#### PROVIDED MATERIAL

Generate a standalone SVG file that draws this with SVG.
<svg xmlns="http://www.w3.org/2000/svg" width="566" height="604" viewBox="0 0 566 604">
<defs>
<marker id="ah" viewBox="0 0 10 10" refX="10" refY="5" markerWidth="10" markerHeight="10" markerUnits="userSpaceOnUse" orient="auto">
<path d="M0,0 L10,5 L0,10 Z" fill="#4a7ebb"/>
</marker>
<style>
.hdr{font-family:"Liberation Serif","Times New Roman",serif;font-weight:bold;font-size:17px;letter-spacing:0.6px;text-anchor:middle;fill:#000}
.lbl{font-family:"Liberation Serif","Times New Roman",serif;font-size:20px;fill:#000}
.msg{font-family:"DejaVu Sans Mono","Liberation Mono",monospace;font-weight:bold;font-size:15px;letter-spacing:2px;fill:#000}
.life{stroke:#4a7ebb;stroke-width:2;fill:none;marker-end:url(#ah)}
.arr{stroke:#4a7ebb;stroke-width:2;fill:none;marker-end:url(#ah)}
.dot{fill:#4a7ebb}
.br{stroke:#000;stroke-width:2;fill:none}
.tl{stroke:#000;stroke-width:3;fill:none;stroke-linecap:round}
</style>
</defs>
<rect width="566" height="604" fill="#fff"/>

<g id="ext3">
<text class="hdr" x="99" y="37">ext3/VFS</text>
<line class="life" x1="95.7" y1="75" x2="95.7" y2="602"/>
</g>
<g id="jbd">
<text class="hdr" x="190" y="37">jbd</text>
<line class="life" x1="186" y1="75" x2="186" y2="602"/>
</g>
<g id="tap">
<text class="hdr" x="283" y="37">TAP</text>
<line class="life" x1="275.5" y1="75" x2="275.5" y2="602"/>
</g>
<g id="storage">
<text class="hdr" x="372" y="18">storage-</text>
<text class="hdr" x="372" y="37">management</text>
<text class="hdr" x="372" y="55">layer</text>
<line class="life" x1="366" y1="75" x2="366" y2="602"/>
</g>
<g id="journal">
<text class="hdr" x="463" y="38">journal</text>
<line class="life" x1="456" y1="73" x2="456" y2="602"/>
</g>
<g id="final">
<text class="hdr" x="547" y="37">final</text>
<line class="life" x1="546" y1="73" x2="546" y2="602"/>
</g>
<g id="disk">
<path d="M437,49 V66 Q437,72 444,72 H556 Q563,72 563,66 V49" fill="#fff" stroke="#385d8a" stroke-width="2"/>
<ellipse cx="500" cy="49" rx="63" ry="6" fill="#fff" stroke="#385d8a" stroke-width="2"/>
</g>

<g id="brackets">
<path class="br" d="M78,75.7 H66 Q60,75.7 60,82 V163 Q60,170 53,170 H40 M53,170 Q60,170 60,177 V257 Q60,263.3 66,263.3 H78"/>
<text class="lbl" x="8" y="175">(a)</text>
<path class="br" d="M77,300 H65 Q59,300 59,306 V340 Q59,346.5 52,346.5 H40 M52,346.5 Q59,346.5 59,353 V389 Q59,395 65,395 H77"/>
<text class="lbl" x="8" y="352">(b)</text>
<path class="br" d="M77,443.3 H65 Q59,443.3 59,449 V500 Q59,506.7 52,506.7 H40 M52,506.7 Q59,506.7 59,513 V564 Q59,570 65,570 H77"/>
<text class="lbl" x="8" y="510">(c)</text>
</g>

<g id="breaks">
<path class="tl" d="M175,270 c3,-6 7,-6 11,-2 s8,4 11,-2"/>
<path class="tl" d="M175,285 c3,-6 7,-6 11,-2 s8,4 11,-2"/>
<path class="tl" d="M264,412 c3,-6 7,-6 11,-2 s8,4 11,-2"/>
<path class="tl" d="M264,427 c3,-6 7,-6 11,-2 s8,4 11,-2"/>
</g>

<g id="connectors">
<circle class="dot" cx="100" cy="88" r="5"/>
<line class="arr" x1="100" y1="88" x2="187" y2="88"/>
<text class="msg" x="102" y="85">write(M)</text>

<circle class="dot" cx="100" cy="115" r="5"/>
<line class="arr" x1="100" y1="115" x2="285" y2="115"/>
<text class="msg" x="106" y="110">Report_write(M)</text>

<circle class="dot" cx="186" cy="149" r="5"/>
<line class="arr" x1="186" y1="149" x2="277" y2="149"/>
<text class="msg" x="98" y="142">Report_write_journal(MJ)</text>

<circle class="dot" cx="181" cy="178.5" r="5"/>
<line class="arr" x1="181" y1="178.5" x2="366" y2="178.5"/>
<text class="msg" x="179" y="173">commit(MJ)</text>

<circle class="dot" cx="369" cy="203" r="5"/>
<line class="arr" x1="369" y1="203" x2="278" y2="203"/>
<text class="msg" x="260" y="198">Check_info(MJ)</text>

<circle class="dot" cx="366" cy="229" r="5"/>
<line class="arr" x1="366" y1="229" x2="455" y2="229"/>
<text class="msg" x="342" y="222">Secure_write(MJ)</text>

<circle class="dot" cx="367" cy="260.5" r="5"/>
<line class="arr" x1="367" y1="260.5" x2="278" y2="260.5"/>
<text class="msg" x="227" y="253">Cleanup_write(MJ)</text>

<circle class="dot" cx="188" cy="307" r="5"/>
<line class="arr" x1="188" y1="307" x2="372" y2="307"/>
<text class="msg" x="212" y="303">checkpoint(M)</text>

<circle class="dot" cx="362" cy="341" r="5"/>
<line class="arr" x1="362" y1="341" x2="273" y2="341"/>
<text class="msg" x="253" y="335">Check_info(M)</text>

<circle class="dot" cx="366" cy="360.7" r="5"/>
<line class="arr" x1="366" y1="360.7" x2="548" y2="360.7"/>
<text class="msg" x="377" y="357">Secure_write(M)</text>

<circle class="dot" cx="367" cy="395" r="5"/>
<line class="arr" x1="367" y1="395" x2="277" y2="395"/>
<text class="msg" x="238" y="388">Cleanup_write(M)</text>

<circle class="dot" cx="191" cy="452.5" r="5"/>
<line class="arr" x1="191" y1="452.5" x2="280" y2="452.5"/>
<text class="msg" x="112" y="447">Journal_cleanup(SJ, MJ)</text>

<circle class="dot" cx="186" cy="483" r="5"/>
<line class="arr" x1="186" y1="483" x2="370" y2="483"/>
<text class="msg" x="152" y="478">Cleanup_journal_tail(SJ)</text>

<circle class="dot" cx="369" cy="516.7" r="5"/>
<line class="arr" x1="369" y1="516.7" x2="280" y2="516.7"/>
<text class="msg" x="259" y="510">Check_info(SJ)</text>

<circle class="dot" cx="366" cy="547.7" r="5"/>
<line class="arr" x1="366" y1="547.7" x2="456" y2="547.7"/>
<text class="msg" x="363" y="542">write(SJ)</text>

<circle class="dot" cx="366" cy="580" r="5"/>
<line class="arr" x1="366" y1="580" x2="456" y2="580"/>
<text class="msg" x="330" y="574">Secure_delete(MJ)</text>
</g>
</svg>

########

# WORK INSTRUCTIONS
Repeat every line of the material exactly as given.

# SOLUTION TO THE EXERCISE
Generate a standalone SVG file that draws this with SVG.
<svg xmlns="http://www.w3.org/2000/svg" width="566" height="604" viewBox="0 0 566 604">
<defs>
<marker id="ah" viewBox="0 0 10 10" refX="10" refY="5" markerWidth="10" markerHeight="10" markerUnits="userSpaceOnUse" orient="auto">
<path d="M0,0 L10,5 L0,10 Z" fill="#4a7ebb"/>
</marker>
<style>
.hdr{font-family:"Liberation Serif","Times New Roman",serif;font-weight:bold;font-size:17px;letter-spacing:0.6px;text-anchor:middle;fill:#000}
.lbl{font-family:"Liberation Serif","Times New Roman",serif;font-size:20px;fill:#000}
.msg{font-family:"DejaVu Sans Mono","Liberation Mono",monospace;font-weight:bold;font-size:15px;letter-spacing:2px;fill:#000}
.life{stroke:#4a7ebb;stroke-width:2;fill:none;marker-end:url(#ah)}
.arr{stroke:#4a7ebb;stroke-width:2;fill:none;marker-end:url(#ah)}
.dot{fill:#4a7ebb}
.br{stroke:#000;stroke-width:2;fill:none}
.tl{stroke:#000;stroke-width:3;fill:none;stroke-linecap:round}
</style>
</defs>
<rect width="566" height="604" fill="#fff"/>

<g id="ext3">
<text class="hdr" x="99" y="37">ext3/VFS</text>
<line class="life" x1="95.7" y1="75" x2="95.7" y2="602"/>
</g>
<g id="jbd">
<text class="hdr" x="190" y="37">jbd</text>
<line class="life" x1="186" y1="75" x2="186" y2="602"/>
</g>
<g id="tap">
<text class="hdr" x="283" y="37">TAP</text>
<line class="life" x1="275.5" y1="75" x2="275.5" y2="602"/>
</g>
<g id="storage">
<text class="hdr" x="372" y="18">storage-</text>
<text class="hdr" x="372" y="37">management</text>
<text class="hdr" x="372" y="55">layer</text>
<line class="life" x1="366" y1="75" x2="366" y2="602"/>
</g>
<g id="journal">
<text class="hdr" x="463" y="38">journal</text>
<line class="life" x1="456" y1="73" x2="456" y2="602"/>
</g>
<g id="final">
<text class="hdr" x="547" y="37">final</text>
<line class="life" x1="546" y1="73" x2="546" y2="602"/>
</g>
<g id="disk">
<path d="M437,49 V66 Q437,72 444,72 H556 Q563,72 563,66 V49" fill="#fff" stroke="#385d8a" stroke-width="2"/>
<ellipse cx="500" cy="49" rx="63" ry="6" fill="#fff" stroke="#385d8a" stroke-width="2"/>
</g>

<g id="brackets">
<path class="br" d="M78,75.7 H66 Q60,75.7 60,82 V163 Q60,170 53,170 H40 M53,170 Q60,170 60,177 V257 Q60,263.3 66,263.3 H78"/>
<text class="lbl" x="8" y="175">(a)</text>
<path class="br" d="M77,300 H65 Q59,300 59,306 V340 Q59,346.5 52,346.5 H40 M52,346.5 Q59,346.5 59,353 V389 Q59,395 65,395 H77"/>
<text class="lbl" x="8" y="352">(b)</text>
<path class="br" d="M77,443.3 H65 Q59,443.3 59,449 V500 Q59,506.7 52,506.7 H40 M52,506.7 Q59,506.7 59,513 V564 Q59,570 65,570 H77"/>
<text class="lbl" x="8" y="510">(c)</text>
</g>

<g id="breaks">
<path class="tl" d="M175,270 c3,-6 7,-6 11,-2 s8,4 11,-2"/>
<path class="tl" d="M175,285 c3,-6 7,-6 11,-2 s8,4 11,-2"/>
<path class="tl" d="M264,412 c3,-6 7,-6 11,-2 s8,4 11,-2"/>
<path class="tl" d="M264,427 c3,-6 7,-6 11,-2 s8,4 11,-2"/>
</g>

<g id="connectors">
<circle class="dot" cx="100" cy="88" r="5"/>
<line class="arr" x1="100" y1="88" x2="187" y2="88"/>
<text class="msg" x="102" y="85">write(M)</text>

<circle class="dot" cx="100" cy="115" r="5"/>
<line class="arr" x1="100" y1="115" x2="285" y2="115"/>
<text class="msg" x="106" y="110">Report_write(M)</text>

<circle class="dot" cx="186" cy="149" r="5"/>
<line class="arr" x1="186" y1="149" x2="277" y2="149"/>
<text class="msg" x="98" y="142">Report_write_journal(MJ)</text>

<circle class="dot" cx="181" cy="178.5" r="5"/>
<line class="arr" x1="181" y1="178.5" x2="366" y2="178.5"/>
<text class="msg" x="179" y="173">commit(MJ)</text>

<circle class="dot" cx="369" cy="203" r="5"/>
<line class="arr" x1="369" y1="203" x2="278" y2="203"/>
<text class="msg" x="260" y="198">Check_info(MJ)</text>

<circle class="dot" cx="366" cy="229" r="5"/>
<line class="arr" x1="366" y1="229" x2="455" y2="229"/>
<text class="msg" x="342" y="222">Secure_write(MJ)</text>

<circle class="dot" cx="367" cy="260.5" r="5"/>
<line class="arr" x1="367" y1="260.5" x2="278" y2="260.5"/>
<text class="msg" x="227" y="253">Cleanup_write(MJ)</text>

<circle class="dot" cx="188" cy="307" r="5"/>
<line class="arr" x1="188" y1="307" x2="372" y2="307"/>
<text class="msg" x="212" y="303">checkpoint(M)</text>

<circle class="dot" cx="362" cy="341" r="5"/>
<line class="arr" x1="362" y1="341" x2="273" y2="341"/>
<text class="msg" x="253" y="335">Check_info(M)</text>

<circle class="dot" cx="366" cy="360.7" r="5"/>
<line class="arr" x1="366" y1="360.7" x2="548" y2="360.7"/>
<text class="msg" x="377" y="357">Secure_write(M)</text>

<circle class="dot" cx="367" cy="395" r="5"/>
<line class="arr" x1="367" y1="395" x2="277" y2="395"/>
<text class="msg" x="238" y="388">Cleanup_write(M)</text>

<circle class="dot" cx="191" cy="452.5" r="5"/>
<line class="arr" x1="191" y1="452.5" x2="280" y2="452.5"/>
<text class="msg" x="112" y="447">Journal_cleanup(SJ, MJ)</text>

<circle class="dot" cx="186" cy="483" r="5"/>
<line class="arr" x1="186" y1="483" x2="370" y2="483"/>
<text class="msg" x="152" y="478">Cleanup_journal_tail(SJ)</text>

<circle class="dot" cx="369" cy="516.7" r="5"/>
<line class="arr" x1="369" y1="516.7" x2="280" y2="516.7"/>
<text class="msg" x="259" y="510">Check_info(SJ)</text>

<circle class="dot" cx="366" cy="547.7" r="5"/>
<line class="arr" x1="366" y1="547.7" x2="456" y2="547.7"/>
<text class="msg" x="363" y="542">write(SJ)</text>

<circle class="dot" cx="366" cy="580" r="5"/>
<line class="arr" x1="366" y1="580" x2="456" y2="580"/>
<text class="msg" x="330" y="574">Secure_delete(MJ)</text>
</g>
</svg>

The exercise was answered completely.